Geo-blocking can cut travellers off from familiar streaming services the moment they land in India. A VPN can often restore access to home libraries, but in India the decision is not only about entertainment: it also involves privacy, data retention rules, and the difference between physical and virtual servers.

Why streaming changes when you travel

Many broadcasters and subscription platforms license programmes country by country rather than globally. That is why services such as BBC iPlayer, and many others, restrict access when a user appears to be outside the permitted region. A VPN works by routing internet traffic through an encrypted connection and assigning the user an IP address associated with another location, which can make a device appear to be back home.

That encryption has a second benefit. It can reduce the amount of information visible to local networks, internet providers, trackers, and opportunistic attackers on public Wi-Fi. For travellers using airport, hotel, or café connections, that privacy layer matters well beyond streaming.

India’s rules have changed the VPN market

VPNs are legal in India, but the regulatory environment shifted in 2022 when the government introduced rules requiring providers with servers in India to retain certain user data for five years. For privacy-focused services, that created a direct conflict with no-logs policies. Several major providers responded by removing physical servers from the country.

The workaround has been virtual India servers. These servers provide an Indian IP address while being physically located elsewhere, often in places such as Singapore or the UK. For the user, the experience is usually close to that of a local server, but the data is handled under a different legal framework. That distinction has become central for travellers who want access to Indian services without accepting local data retention requirements, or who want privacy protections while visiting India.

Why free VPNs often fall short

Free VPNs can look attractive for a short trip, but they tend to involve trade-offs that are especially noticeable when streaming. Data caps, fewer server options, slower speeds, and unreliable connections can all interrupt viewing. More importantly, some free services collect browsing data or rely on advertising and third-party data practices to fund the product.

That defeats the main reason many people turn to a VPN in the first place. A paid provider is more likely to offer audited privacy policies, stronger security controls, broader device support, and faster networks capable of handling high-definition video. Long-term plans also tend to be significantly cheaper than rolling monthly subscriptions, which are often priced for convenience rather than value.

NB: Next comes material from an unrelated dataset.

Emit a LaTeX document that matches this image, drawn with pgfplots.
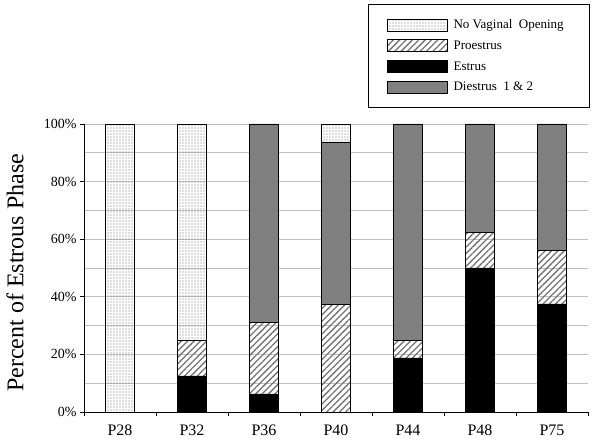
\documentclass[border=0pt]{standalone}
\usepackage{fontspec}
\setmainfont{Liberation Serif}
\usepackage{pgfplots}
\pgfplotsset{compat=1.18}
\usetikzlibrary{patterns.meta}
\pgfplotsset{
  /pgfplots/rect legend/.style={legend image code/.code={\draw[##1] (0pt,-6pt) rectangle (60pt,6pt);}}
}
\pgfplotstableread{
x estrus proestrus diestrus nvo
0 0     0     0     100
1 12.5  12.5  0     75
2 6.25  25    68.75 0
3 0     37.5  56.25 6.25
4 18.75 6.25  75    0
5 50    12.5  37.5  0
6 37.5  18.75 43.75 0
}\data
\begin{document}
\begin{tikzpicture}
\useasboundingbox (-84pt,-34pt) rectangle (516pt,412pt);
\begin{axis}[
  at={(0,0)}, anchor=south west,
  scale only axis, width=504pt, height=288pt,
  ybar stacked, bar width=0.4,
  xmin=-0.5, xmax=6.5, ymin=0, ymax=100,
  xtick={-0.5,0.5,...,6.5},
  xticklabels={P28,P32,P36,P40,P44,P48,P75,{}},
  xticklabel style={xshift=36pt, yshift=-5pt, font=\fontsize{16}{19}\selectfont},
  ytick={0,20,...,100}, minor ytick={10,30,...,90},
  yticklabel={\pgfmathprintnumber{\tick}\%},
  /pgf/number format/assume math mode=true,
  yticklabel style={font=\fontsize{14}{16}\selectfont},
  axis x line*=bottom, axis y line*=left,
  axis line style={line width=0.8pt},
  tick align=outside,
  major tick length=4pt, minor tick length=0pt,
  tick style={black, line width=0.8pt},
  ymajorgrids, yminorgrids,
  major grid style={draw=black!25, line width=0.8pt},
  minor grid style={draw=black!25, line width=0.8pt},
  ylabel={Percent of Estrous Phase},
  ylabel style={font=\fontsize{24}{28}\selectfont, at={(axis description cs:-0.137,0.483)}, anchor=center},
  legend style={at={(axis description cs:1.004,1.416)}, anchor=north east,
    draw=black, line width=0.8pt, inner xsep=18pt, inner ysep=14pt,
    row sep=8pt, column sep=6pt, nodes={inner sep=0pt},
    font=\fontsize{13}{15}\selectfont},
  legend cell align=left,
]
\addplot[draw=black, fill=black, line width=0.8pt, forget plot] table[x=x,y=estrus]{\data};
\addplot[draw=black, line width=0.8pt, pattern={Lines[angle=45,distance=4.5pt,line width=1.3pt]}, pattern color=black!55, forget plot] table[x=x,y=proestrus]{\data};
\addplot[draw=black, fill=black!50, line width=0.8pt, forget plot] table[x=x,y=diestrus]{\data};
\addplot[draw=black, line width=0.8pt, pattern={Dots[distance=3pt,radius=0.55pt]}, pattern color=black!55, forget plot] table[x=x,y=nvo]{\data};
\addlegendimage{rect legend, draw=black, line width=0.8pt, pattern={Dots[distance=3pt,radius=0.55pt]}, pattern color=black!55}
\addlegendentry{\makebox[118pt][l]{No Vaginal\ \ Opening}}
\addlegendimage{rect legend, draw=black, line width=0.8pt, pattern={Lines[angle=45,distance=4.5pt,line width=1.3pt]}, pattern color=black!55}
\addlegendentry{\makebox[118pt][l]{Proestrus}}
\addlegendimage{rect legend, draw=black, line width=0.8pt, fill=black}
\addlegendentry{\makebox[118pt][l]{Estrus}}
\addlegendimage{rect legend, draw=black, line width=0.8pt, fill=black!50}
\addlegendentry{\makebox[118pt][l]{Diestrus\ \ 1 \& 2}}
\end{axis}
\end{tikzpicture}
\end{document}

What to look for before you subscribe

For travellers heading to India, the practical checklist is straightforward. First, confirm that the provider offers virtual India servers rather than physical ones if privacy is a priority. Second, check whether it supports the devices you actually travel with, including phones, laptops, tablets, smart TVs, and streaming sticks. Third, look for clear refund terms in case performance does not meet expectations on the road.

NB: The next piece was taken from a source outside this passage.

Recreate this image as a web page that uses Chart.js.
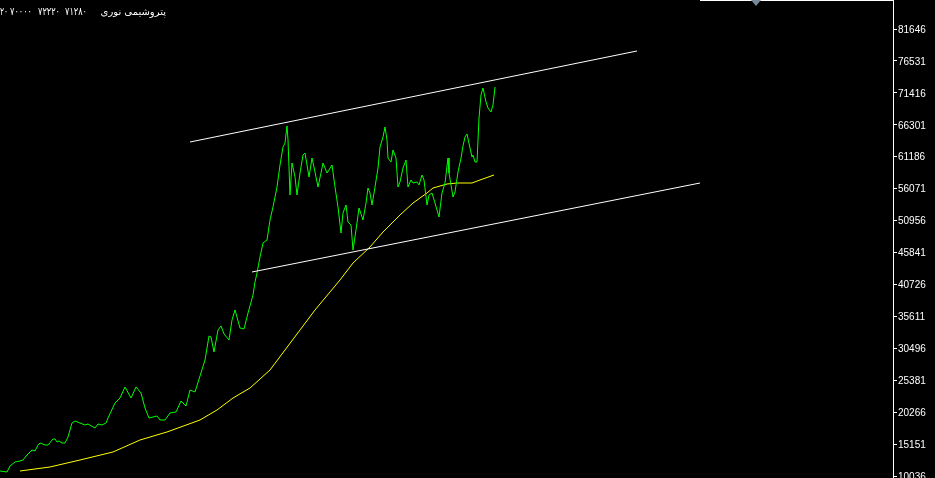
<!DOCTYPE html>
<html>
<head>
<meta charset="utf-8">
<script src="https://cdn.jsdelivr.net/npm/chart.js@4.4.1/dist/chart.umd.min.js"></script>
<style>
html,body{margin:0;padding:0;background:#000;}
#wrap{width:935px;height:478px;position:relative;}
</style>
</head>
<body>
<div id="wrap"><canvas id="c" width="935" height="478"></canvas></div>
<script>
// ---- data ----
const titleName = "پتروشیمی نوری";
const titleNumbers = ["۷۱۲۸۰", "۷۲۲۲۰", "۷۰۰۰۰", "۲۰"];
const tickValues = [10036,15151,20266,25381,30496,35611,40726,45841,50956,56071,61186,66301,71416,76531,81646];
const tickLabels = ["10036","15151","20266","25381","30496","35611","40726","45841","50956","56071","61186","66301","71416","76531","81646"];

const priceBars = [0,7,10,15,20,23,27,32,35,38,40,45,48,53,55,57,59,62,65,68,72,75,80,85,88,95,98,102,106,108,115,120,125,131,136,141,145,149,157,160,165,170,176,181,186,190,195,200,205,209,211,214,218,221,224,229,232,235,240,244,248,253,255,257,260,263,267,270,273,277,280,283,285,287,288,290,292,295,297,300,303,305,309,312,315,318,321,323,327,329,332,335,338,341,343,346,348,351,353,356,359,362,363,366,368,370,372,375,378,380,383,385,387,388,391,393,396,398,400,403,406,408,411,413,417,419,422,424,427,429,432,435,439,442,445,448,449,453,455,458,461,463,465,467,470,472,473,475,477,479,481,483,486,488,491,493,495];
const priceClose = [10838,10678,11639,12280,12440,12600,13401,14202,14042,15003,15323,15003,15003,15964,15964,15484,15644,15323,15323,16285,18527,18848,18527,18207,18367,17726,18367,18207,18527,19328,21731,22532,24295,22532,24295,23333,20930,19328,19649,19008,19008,20129,20290,22052,21251,23814,23494,26057,28620,32465,32305,29902,33426,34067,32785,31824,35028,36630,33746,33586,36149,39033,41116,42557,45121,47363,47844,51048,53131,56335,59859,62743,63383,66107,63864,55053,60179,57937,55053,58577,61461,61781,57937,60980,58738,56335,58577,60179,58577,59058,59859,56335,53131,48965,52169,53451,50728,50247,46242,49446,52970,51529,51048,53771,56174,55373,53451,56335,59378,62743,64345,65947,63864,60980,60340,62262,60980,56335,57136,59378,60660,56335,57456,56975,57136,56655,58257,57456,53451,55053,55373,53771,51529,55373,56975,60980,58577,54733,55534,58738,60980,62903,64345,64825,62582,61141,61461,60340,60340,67388,71073,72194,69952,68990,68350,69471,72355];

const maBars = [20,50,80,113,140,167,200,217,233,250,270,285,300,315,330,340,353,370,383,400,413,427,433,447,457,472,480,494];
const maValues = [10838,11479,12600,13882,15804,17086,19008,20610,22532,24134,27018,30222,33426,36630,39514,41436,44159,46723,49126,51849,53771,55373,56174,56815,56975,56975,57456,58257];

const upperTrendBars = [190,637];
const upperTrendValues = [63543,78122];
const lowerTrendBars = [252,700];
const lowerTrendValues = [42717,56975];

function pts(xs, ys){ return xs.map((x,i)=>({x:x,y:ys[i]})); }

const decorPlugin = {
  id:'decor',
  beforeDraw(chart){
    const ctx = chart.ctx;
    ctx.save();
    ctx.fillStyle = '#000';
    ctx.fillRect(0,0,chart.width,chart.height);
    ctx.restore();
  },
  afterDraw(chart){
    const ctx = chart.ctx;
    const a = chart.chartArea;
    const ys = chart.scales.y;
    ctx.save();
    // top border (right part)
    ctx.strokeStyle = '#fff';
    ctx.lineWidth = 1;
    ctx.beginPath();
    ctx.moveTo(700,0.5);
    ctx.lineTo(a.right+0.5,0.5);
    ctx.stroke();
    // shift marker
    ctx.fillStyle = '#778899';
    ctx.beginPath();
    ctx.moveTo(751,0);
    ctx.lineTo(761,0);
    ctx.lineTo(756,6);
    ctx.closePath();
    ctx.fill();
    // axis labels
    ctx.fillStyle = '#fff';
    ctx.font = '10px "Liberation Sans", Arial, sans-serif';
    ctx.textAlign = 'left';
    ctx.textBaseline = 'middle';
    tickValues.forEach((v,i)=>{
      const y = ys.getPixelForValue(v);
      ctx.fillText(tickLabels[i], a.right + 5, y + 1);
    });
    // title
    ctx.font = '10px "DejaVu Sans"';
    ctx.direction = 'rtl';
    ctx.textAlign = 'right';
    ctx.textBaseline = 'alphabetic';
    ctx.fillText(titleName, 166, 15);
    ctx.direction = 'ltr';
    ctx.textAlign = 'left';
    ctx.font = '11px "DejaVu Sans"';
    const numLeft = [65, 38, 10, 0];
    const numWidth = [22, 22, 22, 8];
    titleNumbers.forEach((t,i)=>{ ctx.fillText(t, numLeft[i], 15, numWidth[i]); });
    ctx.restore();
  }
};

new Chart(document.getElementById('c'), {
  type:'line',
  data:{
    datasets:[
      {data:pts(upperTrendBars,upperTrendValues), borderColor:'#ffffff', borderWidth:1},
      {data:pts(lowerTrendBars,lowerTrendValues), borderColor:'#ffffff', borderWidth:1},
      {data:pts(priceBars,priceClose), borderColor:'#00ff00', borderWidth:1},
      {data:pts(maBars,maValues), borderColor:'#ffff00', borderWidth:1}
    ]
  },
  options:{
    responsive:false,
    animation:false,
    devicePixelRatio:1,
    layout:{padding:0},
    elements:{point:{radius:0}, line:{tension:0}},
    plugins:{legend:{display:false}, tooltip:{enabled:false}},
    scales:{
      x:{type:'linear', display:false, min:0, max:893},
      y:{
        type:'linear', position:'right', min:9716, max:86292,
        afterBuildTicks(s){ s.ticks = tickValues.map(v=>({value:v})); },
        afterFit(s){ s.width = 42; },
        grid:{drawOnChartArea:false, drawTicks:true, tickLength:4, color:'#ffffff', lineWidth:1},
        border:{display:true, color:'#ffffff', width:1},
        ticks:{display:false, autoSkip:false}
      }
    }
  },
  plugins:[decorPlugin]
});
</script>
</body>
</html>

Among established paid options, ExpressVPN, NordVPN, Surfshark, and CyberGhost all offer virtual India locations after withdrawing physical servers. They differ in pricing, total server networks, and extra privacy tools, but all are positioned around the same core promise: encrypted connections, access to a wider range of regional libraries, and stronger protection on unfamiliar networks.

For most travellers, the best choice is not the cheapest service but the one that is transparent about logging, reliable under streaming load, and realistic about India’s regulatory environment. That is the difference between merely changing your location online and protecting your data while you do it.